The documentary that leads this blog gives the audience a visualization of how a charismatic intellectual influenced his generation’s best architects and thinkers. Besides his knowledge of history, Zevi’s primary source of inspiration was Frank Lloyd Wright, the greatest thinker-architect of at least the last five hundred years.
Zevi was one of the few critics of architecture that Wright respected. Still, there were many others in Europe, the United States, and Latin America. Also, politicians listened to him, even those who disagreed with him. His capacity to communicate ideas and inject enthusiasm into architects of all ages – and not only to architects – was unique. At the base of his exuberance was a passion for questioning “assumed truths.” He brought to the surface what was meaningful about a particular place, time, culture, and architecture. He believed that culture and politics should be intimately related, with culture leading politics and not the other way around.
While supporting the positive aspects of the 20th Century’s Rationalist architecture – the Bauhaus’ architects, Le Corbusier, and followers – he acknowledged its limits. He knew that Frank Lloyd Wright’s principles of Organic Architecture were long-lasting because they were based on nature and history’s essentials.
Zevi’s ideas, like Wright, must be read. You can’t read over thirty books by Zevi lying on a couch. They must be studied. Similarly, the monthly magazine he published for fifty years, L’Architettura was filled with content on projects of relevance.
Zevi and Us
Our relationship with Zevi spanned over thirty years. To tell the many stories surrounding our bond through letters and one-to-one discussions would take many pages. Still, a few paragraphs can give an idea.
As a teacher, Zevi demanded to visit at least once all the important architectural monuments in Rome and many other across Italy. That meant intense traveling, photographing, writing notes, and drawing.
In 1971, when we made our “Wright pilgrimage” across twenty-five states, Zevi introduced us to Edgar Kaufmann Jr., then the director of the Industrial Design Department at MOMA, who facilitated for us exclusive access to Fallingwater.
In 1975 we won the first prize in a conceptual design competition on high density in Israel. He wrote about our project in an article published in L’Espresso magazine. When we finished our first tiny apartment in Tel Aviv, he climbed ten floors – the elevators were not functioning – to visit us. He asked me to send him photographs of it and a project for a memorial in Golan Heights, which we had not won. Over the years, he published several of our projects: our house in Westwood, which was the first on record to have had solar panels and a vegetable garden, and our Senior Housing project n Jaffa.

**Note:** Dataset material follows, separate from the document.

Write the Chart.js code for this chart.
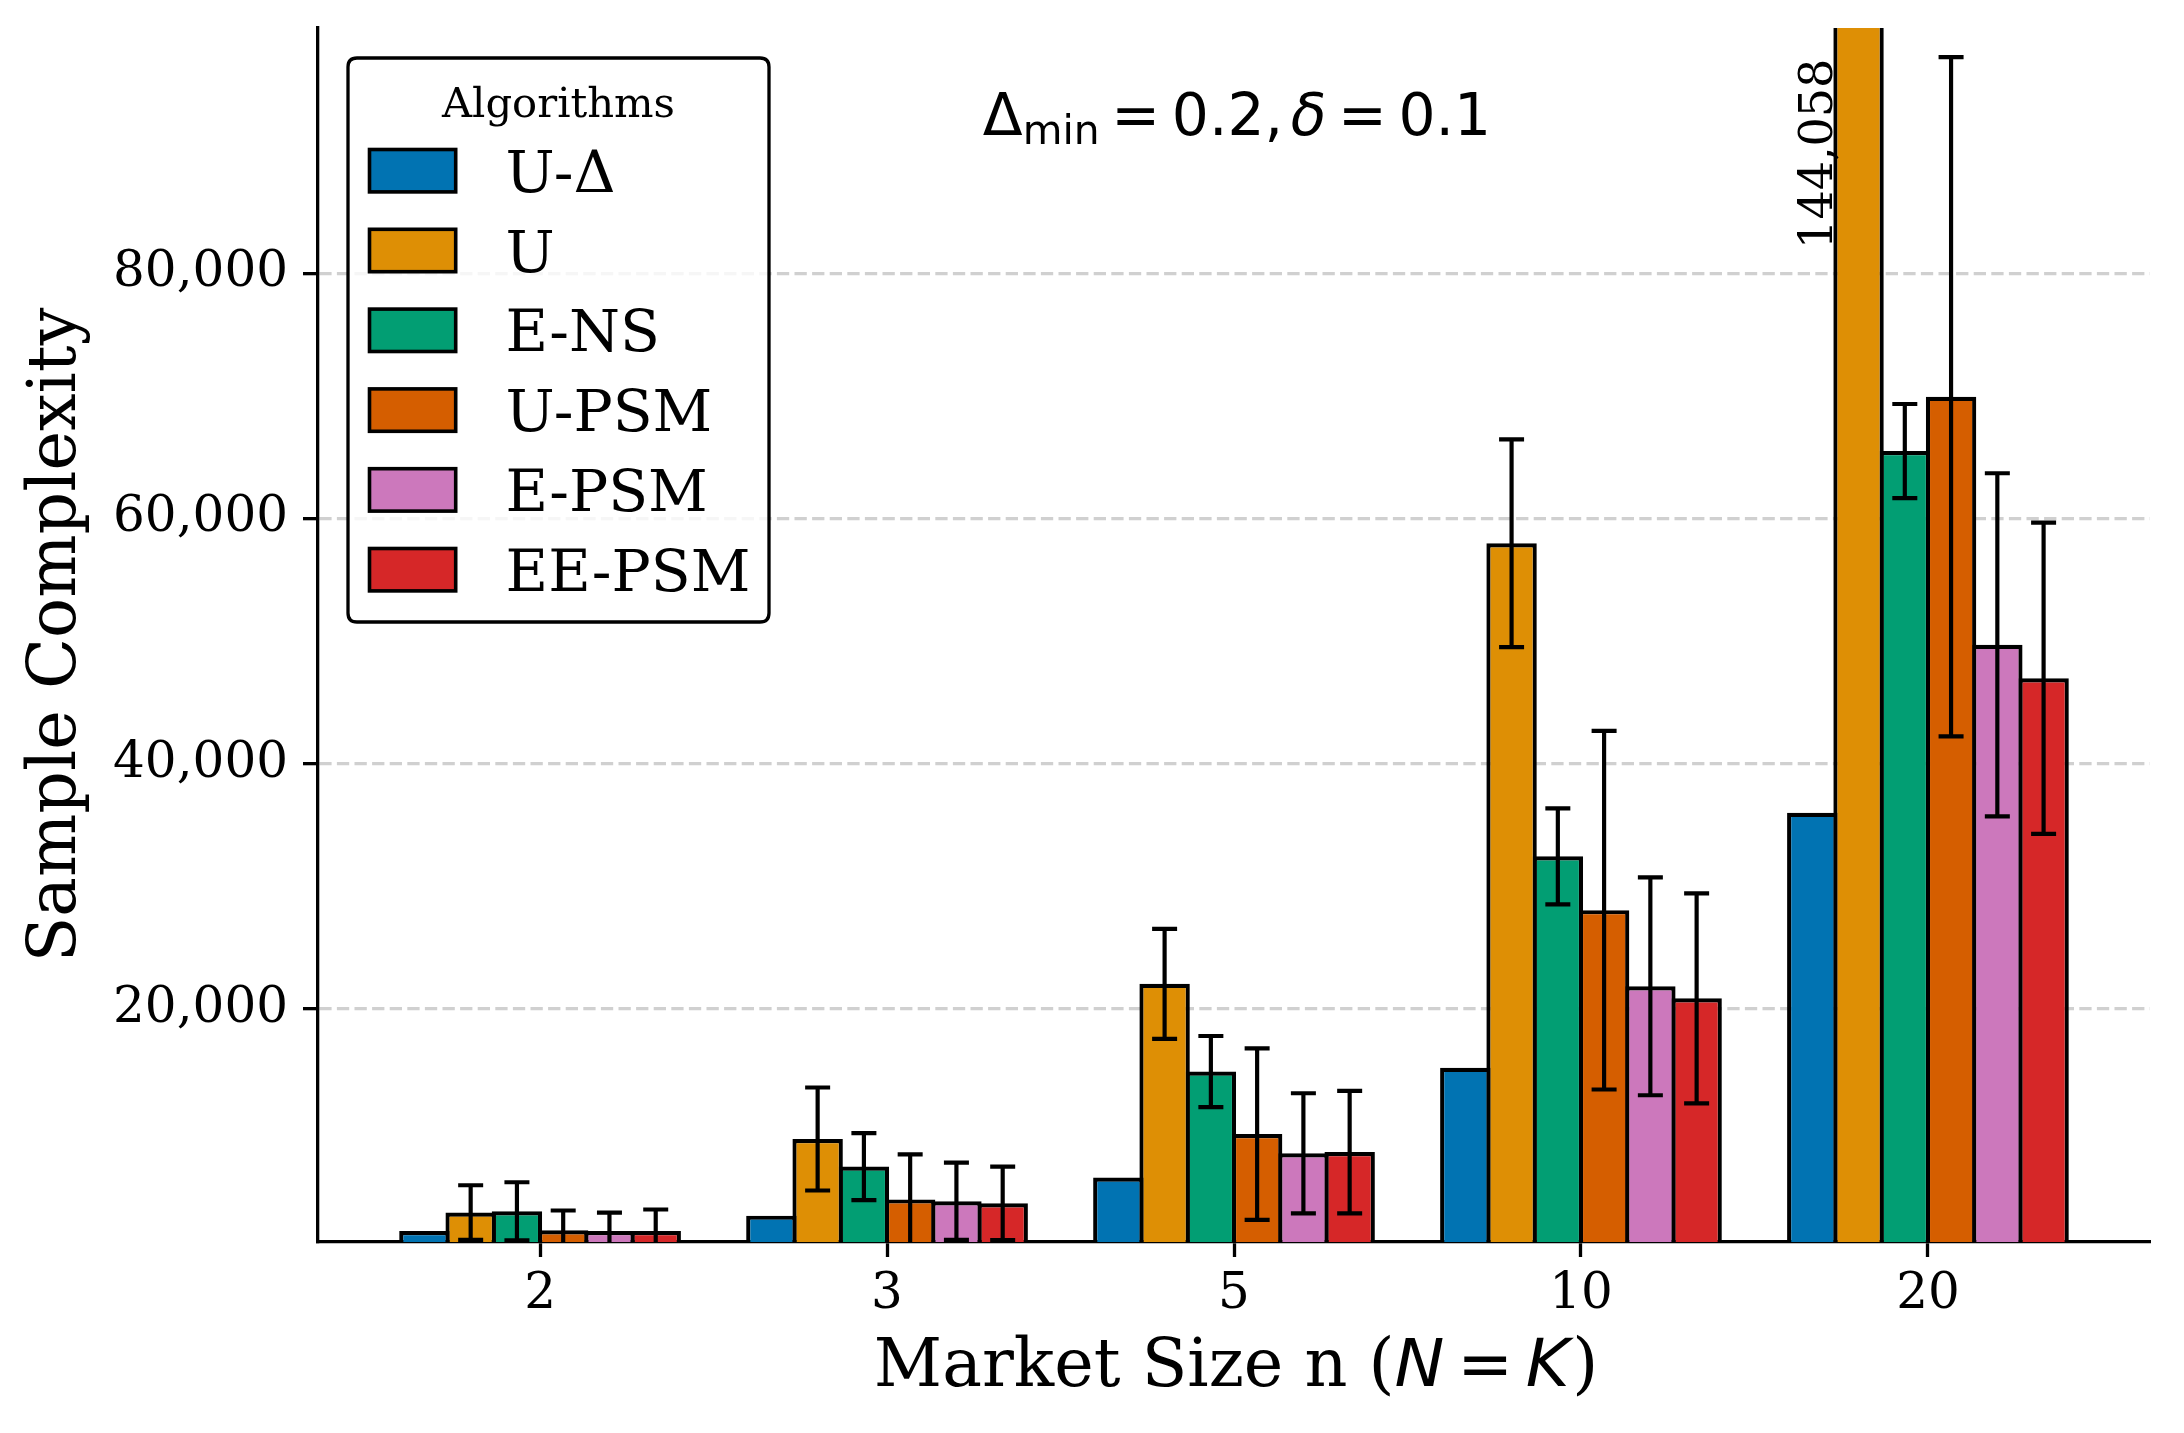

We met Zevi for the last time in 1998 when returning from a three-week workshop in Palermo between Italian, Israeli, and Palestinian architects. The news of his passing in January of 2000 reached us in Los Angeles while on a short visit at the turn of the millennium. When we returned to Tel Aviv, I wrote “Pronto Professore.” The poem was later on read at the Italian Cultural Institute in Los Angeles by poet-actor Jack Grapes.
Present-day Israel’s architects, planners, and politicians need help from many of Zevi’s ideas more than ever. There is a huge gap between supply and demand in housing, and the world turmoil provoked by Putin’s war makes Israel a more important place for the Jewish Diaspora, despite Israel’s tribal subdivisions.